[START Dataset excerpts]
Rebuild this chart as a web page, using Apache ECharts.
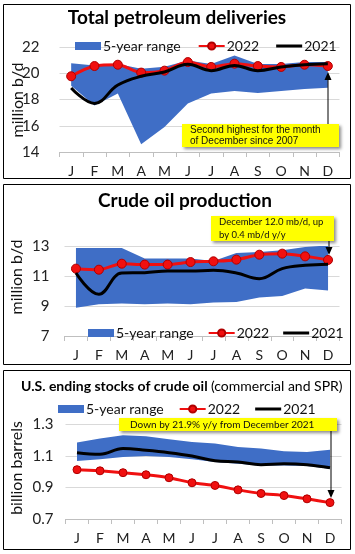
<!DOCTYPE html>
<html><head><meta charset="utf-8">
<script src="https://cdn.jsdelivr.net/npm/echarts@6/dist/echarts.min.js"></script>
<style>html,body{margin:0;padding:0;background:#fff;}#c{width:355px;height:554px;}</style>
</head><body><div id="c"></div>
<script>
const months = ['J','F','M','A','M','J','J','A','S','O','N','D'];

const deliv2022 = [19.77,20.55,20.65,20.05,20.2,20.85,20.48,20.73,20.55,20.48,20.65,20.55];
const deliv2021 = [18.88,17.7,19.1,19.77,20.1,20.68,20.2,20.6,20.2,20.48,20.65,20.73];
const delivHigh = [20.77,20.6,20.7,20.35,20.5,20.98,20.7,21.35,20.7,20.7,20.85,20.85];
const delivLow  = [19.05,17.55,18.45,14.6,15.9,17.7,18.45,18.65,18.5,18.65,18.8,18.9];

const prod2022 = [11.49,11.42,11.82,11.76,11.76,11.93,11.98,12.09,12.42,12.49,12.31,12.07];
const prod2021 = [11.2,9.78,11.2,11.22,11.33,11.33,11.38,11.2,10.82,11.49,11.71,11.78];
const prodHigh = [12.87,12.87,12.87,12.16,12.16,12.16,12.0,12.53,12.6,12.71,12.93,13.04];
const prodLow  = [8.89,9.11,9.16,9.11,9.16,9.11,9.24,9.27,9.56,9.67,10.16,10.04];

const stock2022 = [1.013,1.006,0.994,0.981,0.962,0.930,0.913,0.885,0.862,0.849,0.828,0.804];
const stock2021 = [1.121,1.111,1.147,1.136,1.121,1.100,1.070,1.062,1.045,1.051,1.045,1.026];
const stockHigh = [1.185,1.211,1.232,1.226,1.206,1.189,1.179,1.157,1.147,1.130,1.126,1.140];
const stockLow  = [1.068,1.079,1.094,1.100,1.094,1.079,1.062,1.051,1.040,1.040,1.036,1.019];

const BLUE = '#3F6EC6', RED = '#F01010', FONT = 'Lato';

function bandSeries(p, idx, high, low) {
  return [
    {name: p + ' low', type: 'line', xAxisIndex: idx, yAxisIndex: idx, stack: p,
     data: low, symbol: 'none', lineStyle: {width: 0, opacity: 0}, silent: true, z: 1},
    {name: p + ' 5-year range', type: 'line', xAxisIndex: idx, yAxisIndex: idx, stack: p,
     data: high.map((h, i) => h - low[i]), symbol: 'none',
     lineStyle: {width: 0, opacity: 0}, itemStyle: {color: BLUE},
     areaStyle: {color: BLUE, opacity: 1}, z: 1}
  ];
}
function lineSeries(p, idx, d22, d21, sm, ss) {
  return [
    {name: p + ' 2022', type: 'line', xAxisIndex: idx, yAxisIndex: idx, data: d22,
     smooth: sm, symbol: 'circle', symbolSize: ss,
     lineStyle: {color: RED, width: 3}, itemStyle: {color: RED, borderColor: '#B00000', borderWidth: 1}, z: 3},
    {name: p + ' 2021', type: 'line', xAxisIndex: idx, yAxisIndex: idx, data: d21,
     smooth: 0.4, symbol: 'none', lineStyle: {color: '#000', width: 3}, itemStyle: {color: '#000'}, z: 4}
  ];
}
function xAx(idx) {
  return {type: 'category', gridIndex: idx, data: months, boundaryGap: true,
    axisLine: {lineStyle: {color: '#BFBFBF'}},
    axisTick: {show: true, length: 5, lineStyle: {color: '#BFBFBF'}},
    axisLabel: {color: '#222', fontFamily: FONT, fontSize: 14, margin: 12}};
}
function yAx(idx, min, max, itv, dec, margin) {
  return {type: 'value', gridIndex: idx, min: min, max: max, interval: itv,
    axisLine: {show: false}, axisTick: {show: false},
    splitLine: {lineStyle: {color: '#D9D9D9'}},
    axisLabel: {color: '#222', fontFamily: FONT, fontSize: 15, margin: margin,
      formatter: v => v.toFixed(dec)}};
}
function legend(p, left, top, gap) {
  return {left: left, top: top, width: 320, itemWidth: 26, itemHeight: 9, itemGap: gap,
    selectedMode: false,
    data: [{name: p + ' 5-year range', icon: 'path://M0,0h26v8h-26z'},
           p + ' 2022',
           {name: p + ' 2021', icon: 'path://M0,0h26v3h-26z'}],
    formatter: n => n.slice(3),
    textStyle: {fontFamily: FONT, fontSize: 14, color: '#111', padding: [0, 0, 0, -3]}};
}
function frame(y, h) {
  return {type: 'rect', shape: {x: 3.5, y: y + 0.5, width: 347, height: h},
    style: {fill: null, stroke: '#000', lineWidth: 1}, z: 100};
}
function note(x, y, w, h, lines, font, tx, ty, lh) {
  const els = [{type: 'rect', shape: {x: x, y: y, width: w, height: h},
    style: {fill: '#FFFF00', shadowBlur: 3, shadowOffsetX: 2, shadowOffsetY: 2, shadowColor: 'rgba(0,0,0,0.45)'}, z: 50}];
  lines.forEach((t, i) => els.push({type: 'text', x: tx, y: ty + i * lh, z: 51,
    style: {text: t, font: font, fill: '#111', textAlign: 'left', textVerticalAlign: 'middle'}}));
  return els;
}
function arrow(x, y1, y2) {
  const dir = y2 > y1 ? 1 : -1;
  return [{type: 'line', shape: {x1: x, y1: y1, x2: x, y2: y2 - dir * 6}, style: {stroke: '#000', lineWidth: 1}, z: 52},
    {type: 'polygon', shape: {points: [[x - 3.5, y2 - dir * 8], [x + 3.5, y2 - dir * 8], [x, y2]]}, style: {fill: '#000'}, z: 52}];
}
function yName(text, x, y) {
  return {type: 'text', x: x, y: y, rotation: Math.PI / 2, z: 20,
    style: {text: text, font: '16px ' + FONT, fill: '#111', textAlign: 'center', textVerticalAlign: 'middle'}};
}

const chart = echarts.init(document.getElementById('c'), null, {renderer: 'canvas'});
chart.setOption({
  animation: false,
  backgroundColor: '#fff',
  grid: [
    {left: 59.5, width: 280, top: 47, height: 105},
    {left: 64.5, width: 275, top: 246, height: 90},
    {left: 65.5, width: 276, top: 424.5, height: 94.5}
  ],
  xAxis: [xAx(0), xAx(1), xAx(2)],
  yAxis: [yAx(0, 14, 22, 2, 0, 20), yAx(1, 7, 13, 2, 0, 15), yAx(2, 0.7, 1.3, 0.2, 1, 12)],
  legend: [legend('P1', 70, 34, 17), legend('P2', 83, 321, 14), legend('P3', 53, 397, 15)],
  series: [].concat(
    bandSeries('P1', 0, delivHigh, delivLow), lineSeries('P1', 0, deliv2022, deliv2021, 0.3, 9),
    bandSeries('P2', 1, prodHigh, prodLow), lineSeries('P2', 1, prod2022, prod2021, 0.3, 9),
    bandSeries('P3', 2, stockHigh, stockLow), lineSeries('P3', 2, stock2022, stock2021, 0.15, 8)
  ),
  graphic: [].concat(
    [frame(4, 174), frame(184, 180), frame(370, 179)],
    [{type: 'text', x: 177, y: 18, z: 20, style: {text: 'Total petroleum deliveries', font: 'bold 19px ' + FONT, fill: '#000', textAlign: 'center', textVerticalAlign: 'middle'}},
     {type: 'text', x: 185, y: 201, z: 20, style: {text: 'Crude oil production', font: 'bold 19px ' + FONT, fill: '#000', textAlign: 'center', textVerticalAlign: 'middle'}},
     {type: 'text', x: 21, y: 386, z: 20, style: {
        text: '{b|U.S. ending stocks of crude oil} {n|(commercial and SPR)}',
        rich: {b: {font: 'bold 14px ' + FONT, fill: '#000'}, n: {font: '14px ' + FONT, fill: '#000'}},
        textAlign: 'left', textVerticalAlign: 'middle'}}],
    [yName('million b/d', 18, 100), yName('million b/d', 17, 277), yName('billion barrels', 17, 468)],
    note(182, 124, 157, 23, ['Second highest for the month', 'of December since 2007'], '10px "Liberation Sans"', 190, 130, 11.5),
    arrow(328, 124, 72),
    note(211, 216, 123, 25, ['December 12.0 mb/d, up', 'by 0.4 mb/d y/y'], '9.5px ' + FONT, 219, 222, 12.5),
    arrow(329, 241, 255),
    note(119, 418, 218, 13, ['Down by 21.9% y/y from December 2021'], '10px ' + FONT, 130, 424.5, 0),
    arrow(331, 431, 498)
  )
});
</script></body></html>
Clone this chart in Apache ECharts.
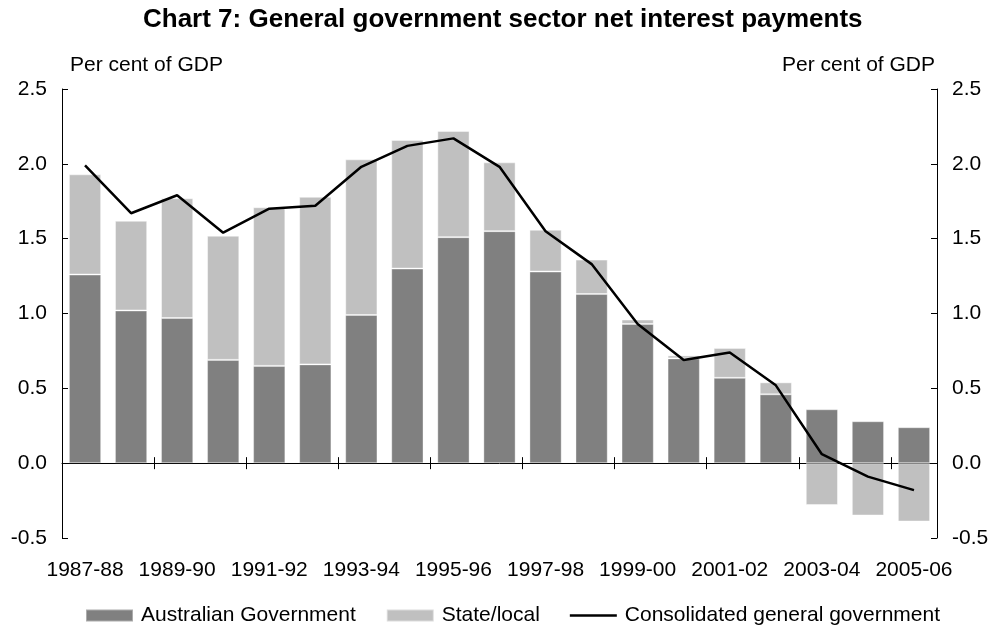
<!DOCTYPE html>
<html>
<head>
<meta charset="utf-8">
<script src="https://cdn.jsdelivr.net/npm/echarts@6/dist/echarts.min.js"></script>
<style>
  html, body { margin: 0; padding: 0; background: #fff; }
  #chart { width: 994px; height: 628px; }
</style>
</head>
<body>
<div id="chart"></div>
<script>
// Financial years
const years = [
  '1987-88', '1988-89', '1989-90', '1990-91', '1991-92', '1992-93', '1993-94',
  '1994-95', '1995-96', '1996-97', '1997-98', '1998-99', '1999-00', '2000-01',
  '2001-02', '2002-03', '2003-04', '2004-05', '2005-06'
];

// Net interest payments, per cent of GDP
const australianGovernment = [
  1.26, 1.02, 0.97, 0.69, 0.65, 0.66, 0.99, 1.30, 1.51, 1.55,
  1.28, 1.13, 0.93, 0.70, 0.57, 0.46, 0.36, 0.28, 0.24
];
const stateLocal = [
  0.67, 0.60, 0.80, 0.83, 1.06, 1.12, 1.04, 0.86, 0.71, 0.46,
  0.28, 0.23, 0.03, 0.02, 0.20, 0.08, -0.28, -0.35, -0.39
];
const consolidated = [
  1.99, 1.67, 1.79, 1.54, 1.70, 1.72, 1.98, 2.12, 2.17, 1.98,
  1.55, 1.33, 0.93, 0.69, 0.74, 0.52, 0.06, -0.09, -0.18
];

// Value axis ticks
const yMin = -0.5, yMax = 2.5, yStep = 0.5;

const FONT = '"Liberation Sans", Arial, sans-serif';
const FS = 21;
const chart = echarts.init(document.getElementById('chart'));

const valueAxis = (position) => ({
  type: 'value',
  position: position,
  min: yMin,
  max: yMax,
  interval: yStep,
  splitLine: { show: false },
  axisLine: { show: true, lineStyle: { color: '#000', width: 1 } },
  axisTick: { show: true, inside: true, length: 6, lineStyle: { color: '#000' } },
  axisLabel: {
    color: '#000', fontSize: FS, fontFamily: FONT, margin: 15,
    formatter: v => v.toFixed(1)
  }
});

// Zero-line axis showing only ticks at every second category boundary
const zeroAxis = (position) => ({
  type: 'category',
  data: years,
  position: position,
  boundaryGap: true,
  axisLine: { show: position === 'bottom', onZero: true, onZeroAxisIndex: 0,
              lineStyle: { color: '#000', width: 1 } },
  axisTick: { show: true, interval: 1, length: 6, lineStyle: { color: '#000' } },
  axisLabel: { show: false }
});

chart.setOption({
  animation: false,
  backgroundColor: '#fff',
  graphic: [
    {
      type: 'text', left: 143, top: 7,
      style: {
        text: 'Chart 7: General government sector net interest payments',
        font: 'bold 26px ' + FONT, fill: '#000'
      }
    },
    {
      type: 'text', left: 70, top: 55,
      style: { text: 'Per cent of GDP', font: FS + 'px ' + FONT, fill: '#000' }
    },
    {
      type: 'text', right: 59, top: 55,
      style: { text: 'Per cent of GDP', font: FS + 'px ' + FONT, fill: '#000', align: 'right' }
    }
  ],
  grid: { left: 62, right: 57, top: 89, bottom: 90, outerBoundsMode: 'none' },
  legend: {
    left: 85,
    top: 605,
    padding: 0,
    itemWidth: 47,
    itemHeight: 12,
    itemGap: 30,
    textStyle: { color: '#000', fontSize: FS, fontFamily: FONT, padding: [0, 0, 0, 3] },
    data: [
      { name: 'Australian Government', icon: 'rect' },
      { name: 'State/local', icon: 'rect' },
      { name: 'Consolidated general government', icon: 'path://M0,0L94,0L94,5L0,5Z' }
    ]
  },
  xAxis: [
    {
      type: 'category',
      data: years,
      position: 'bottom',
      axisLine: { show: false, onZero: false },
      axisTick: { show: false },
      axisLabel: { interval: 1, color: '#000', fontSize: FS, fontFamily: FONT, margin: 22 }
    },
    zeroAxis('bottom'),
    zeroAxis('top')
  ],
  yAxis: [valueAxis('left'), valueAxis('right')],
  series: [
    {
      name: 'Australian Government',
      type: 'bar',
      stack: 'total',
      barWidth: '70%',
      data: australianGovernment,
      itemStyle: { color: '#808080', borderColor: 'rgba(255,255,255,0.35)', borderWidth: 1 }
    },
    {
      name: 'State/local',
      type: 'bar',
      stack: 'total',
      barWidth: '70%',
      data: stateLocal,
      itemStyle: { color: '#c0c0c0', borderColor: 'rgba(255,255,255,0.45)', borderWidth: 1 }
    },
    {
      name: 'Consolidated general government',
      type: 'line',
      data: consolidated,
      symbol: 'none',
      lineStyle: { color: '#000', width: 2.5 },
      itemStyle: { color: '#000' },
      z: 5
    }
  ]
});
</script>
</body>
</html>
[END Dataset excerpts]
[START Dataset excerpts]
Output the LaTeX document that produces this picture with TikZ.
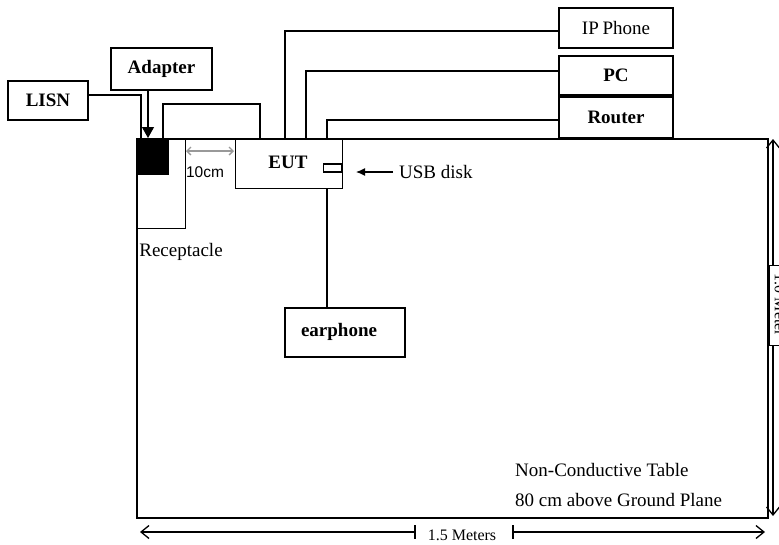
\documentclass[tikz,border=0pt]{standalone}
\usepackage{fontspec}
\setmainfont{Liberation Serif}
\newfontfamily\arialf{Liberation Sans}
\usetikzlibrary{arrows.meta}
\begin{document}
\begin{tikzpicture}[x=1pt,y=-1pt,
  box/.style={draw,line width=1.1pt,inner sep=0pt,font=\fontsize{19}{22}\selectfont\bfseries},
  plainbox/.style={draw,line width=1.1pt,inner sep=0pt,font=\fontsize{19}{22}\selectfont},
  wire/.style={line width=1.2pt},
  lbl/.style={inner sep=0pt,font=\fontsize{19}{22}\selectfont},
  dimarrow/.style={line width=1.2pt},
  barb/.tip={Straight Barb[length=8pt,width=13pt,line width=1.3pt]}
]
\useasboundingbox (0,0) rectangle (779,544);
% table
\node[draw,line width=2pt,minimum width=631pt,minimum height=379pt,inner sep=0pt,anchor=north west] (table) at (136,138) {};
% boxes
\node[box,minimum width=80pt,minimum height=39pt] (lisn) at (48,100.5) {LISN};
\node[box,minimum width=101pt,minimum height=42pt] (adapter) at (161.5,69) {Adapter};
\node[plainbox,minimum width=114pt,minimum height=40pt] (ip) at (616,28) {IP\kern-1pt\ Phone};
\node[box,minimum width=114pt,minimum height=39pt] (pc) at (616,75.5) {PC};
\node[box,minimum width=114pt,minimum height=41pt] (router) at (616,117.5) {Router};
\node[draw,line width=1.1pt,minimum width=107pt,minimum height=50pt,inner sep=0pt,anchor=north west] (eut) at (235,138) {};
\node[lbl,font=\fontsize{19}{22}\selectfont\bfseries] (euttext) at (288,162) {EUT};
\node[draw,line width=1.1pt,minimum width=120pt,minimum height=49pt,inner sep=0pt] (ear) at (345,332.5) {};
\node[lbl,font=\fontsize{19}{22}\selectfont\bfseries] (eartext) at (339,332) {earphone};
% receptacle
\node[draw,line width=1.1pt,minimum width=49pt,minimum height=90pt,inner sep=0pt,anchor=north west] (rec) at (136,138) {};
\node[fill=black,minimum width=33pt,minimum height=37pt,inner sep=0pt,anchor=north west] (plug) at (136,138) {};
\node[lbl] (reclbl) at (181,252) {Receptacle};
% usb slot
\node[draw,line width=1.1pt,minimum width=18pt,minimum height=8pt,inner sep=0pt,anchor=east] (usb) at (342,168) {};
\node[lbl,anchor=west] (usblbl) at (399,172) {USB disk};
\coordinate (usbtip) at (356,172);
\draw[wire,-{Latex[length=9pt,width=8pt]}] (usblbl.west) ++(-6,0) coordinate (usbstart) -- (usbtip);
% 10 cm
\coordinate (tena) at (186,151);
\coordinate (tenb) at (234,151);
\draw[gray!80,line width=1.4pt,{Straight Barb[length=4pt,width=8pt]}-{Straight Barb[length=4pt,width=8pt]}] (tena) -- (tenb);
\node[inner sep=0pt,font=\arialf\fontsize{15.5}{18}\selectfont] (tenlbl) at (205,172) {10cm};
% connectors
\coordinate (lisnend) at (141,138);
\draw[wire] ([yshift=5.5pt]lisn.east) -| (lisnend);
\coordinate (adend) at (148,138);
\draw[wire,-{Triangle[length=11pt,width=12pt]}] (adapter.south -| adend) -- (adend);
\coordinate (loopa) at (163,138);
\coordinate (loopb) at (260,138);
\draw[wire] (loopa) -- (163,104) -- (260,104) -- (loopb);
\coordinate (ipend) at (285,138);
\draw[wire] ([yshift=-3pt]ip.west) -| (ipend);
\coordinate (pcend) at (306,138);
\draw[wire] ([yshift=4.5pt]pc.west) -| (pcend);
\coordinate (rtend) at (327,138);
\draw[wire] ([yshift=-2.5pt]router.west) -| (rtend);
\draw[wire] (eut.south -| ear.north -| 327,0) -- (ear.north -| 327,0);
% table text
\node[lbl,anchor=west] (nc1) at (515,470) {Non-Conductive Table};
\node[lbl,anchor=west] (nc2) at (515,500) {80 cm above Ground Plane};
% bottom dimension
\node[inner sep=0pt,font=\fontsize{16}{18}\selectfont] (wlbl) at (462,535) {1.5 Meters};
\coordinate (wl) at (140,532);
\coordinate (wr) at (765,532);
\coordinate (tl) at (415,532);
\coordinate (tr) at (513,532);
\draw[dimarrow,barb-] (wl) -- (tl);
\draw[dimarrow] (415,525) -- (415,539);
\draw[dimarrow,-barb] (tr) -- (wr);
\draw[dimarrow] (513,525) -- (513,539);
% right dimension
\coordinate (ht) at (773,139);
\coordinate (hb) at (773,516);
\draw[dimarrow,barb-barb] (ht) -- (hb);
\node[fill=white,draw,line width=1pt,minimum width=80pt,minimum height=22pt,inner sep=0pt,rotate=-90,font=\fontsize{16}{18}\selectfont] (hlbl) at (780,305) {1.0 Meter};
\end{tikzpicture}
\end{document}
[END Dataset excerpts]
[START Dataset excerpts]
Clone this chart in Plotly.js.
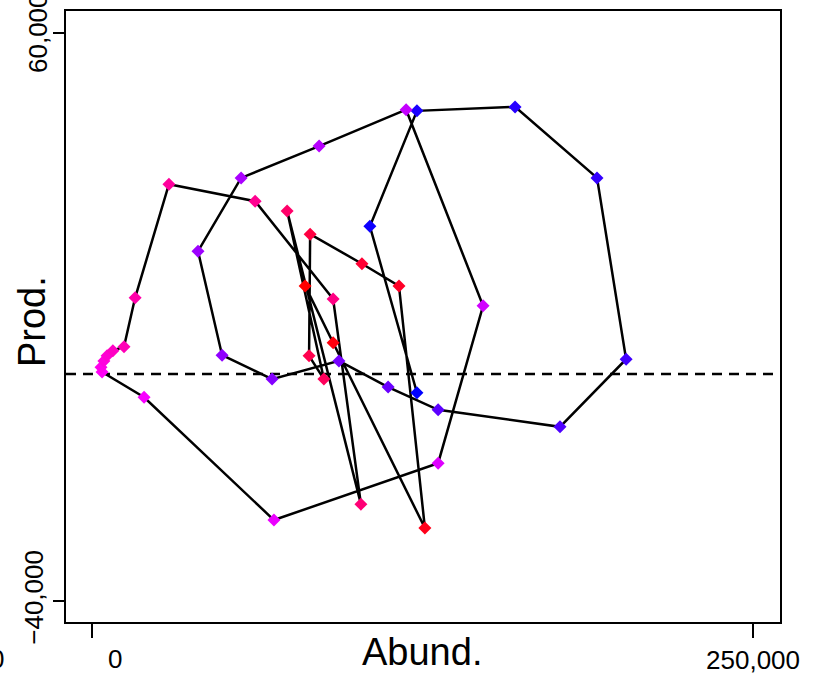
[END Dataset excerpts]
• _Written instruction_: Retype the section that opens with the line holding "Clone this chart in Apache ECharts." and closes with the line holding "const yMin = -0.5, yMax = 2.5, yStep = 0.5;", exactly as it reads, without any pictures.

• _Right answer_:
Clone this chart in Apache ECharts.
<!DOCTYPE html>
<html>
<head>
<meta charset="utf-8">
<script src="https://cdn.jsdelivr.net/npm/echarts@6/dist/echarts.min.js"></script>
<style>
  html, body { margin: 0; padding: 0; background: #fff; }
  #chart { width: 994px; height: 628px; }
</style>
</head>
<body>
<div id="chart"></div>
<script>
// Financial years
const years = [
  '1987-88', '1988-89', '1989-90', '1990-91', '1991-92', '1992-93', '1993-94',
  '1994-95', '1995-96', '1996-97', '1997-98', '1998-99', '1999-00', '2000-01',
  '2001-02', '2002-03', '2003-04', '2004-05', '2005-06'
];

// Net interest payments, per cent of GDP
const australianGovernment = [
  1.26, 1.02, 0.97, 0.69, 0.65, 0.66, 0.99, 1.30, 1.51, 1.55,
  1.28, 1.13, 0.93, 0.70, 0.57, 0.46, 0.36, 0.28, 0.24
];
const stateLocal = [
  0.67, 0.60, 0.80, 0.83, 1.06, 1.12, 1.04, 0.86, 0.71, 0.46,
  0.28, 0.23, 0.03, 0.02, 0.20, 0.08, -0.28, -0.35, -0.39
];
const consolidated = [
  1.99, 1.67, 1.79, 1.54, 1.70, 1.72, 1.98, 2.12, 2.17, 1.98,
  1.55, 1.33, 0.93, 0.69, 0.74, 0.52, 0.06, -0.09, -0.18
];

// Value axis ticks
const yMin = -0.5, yMax = 2.5, yStep = 0.5;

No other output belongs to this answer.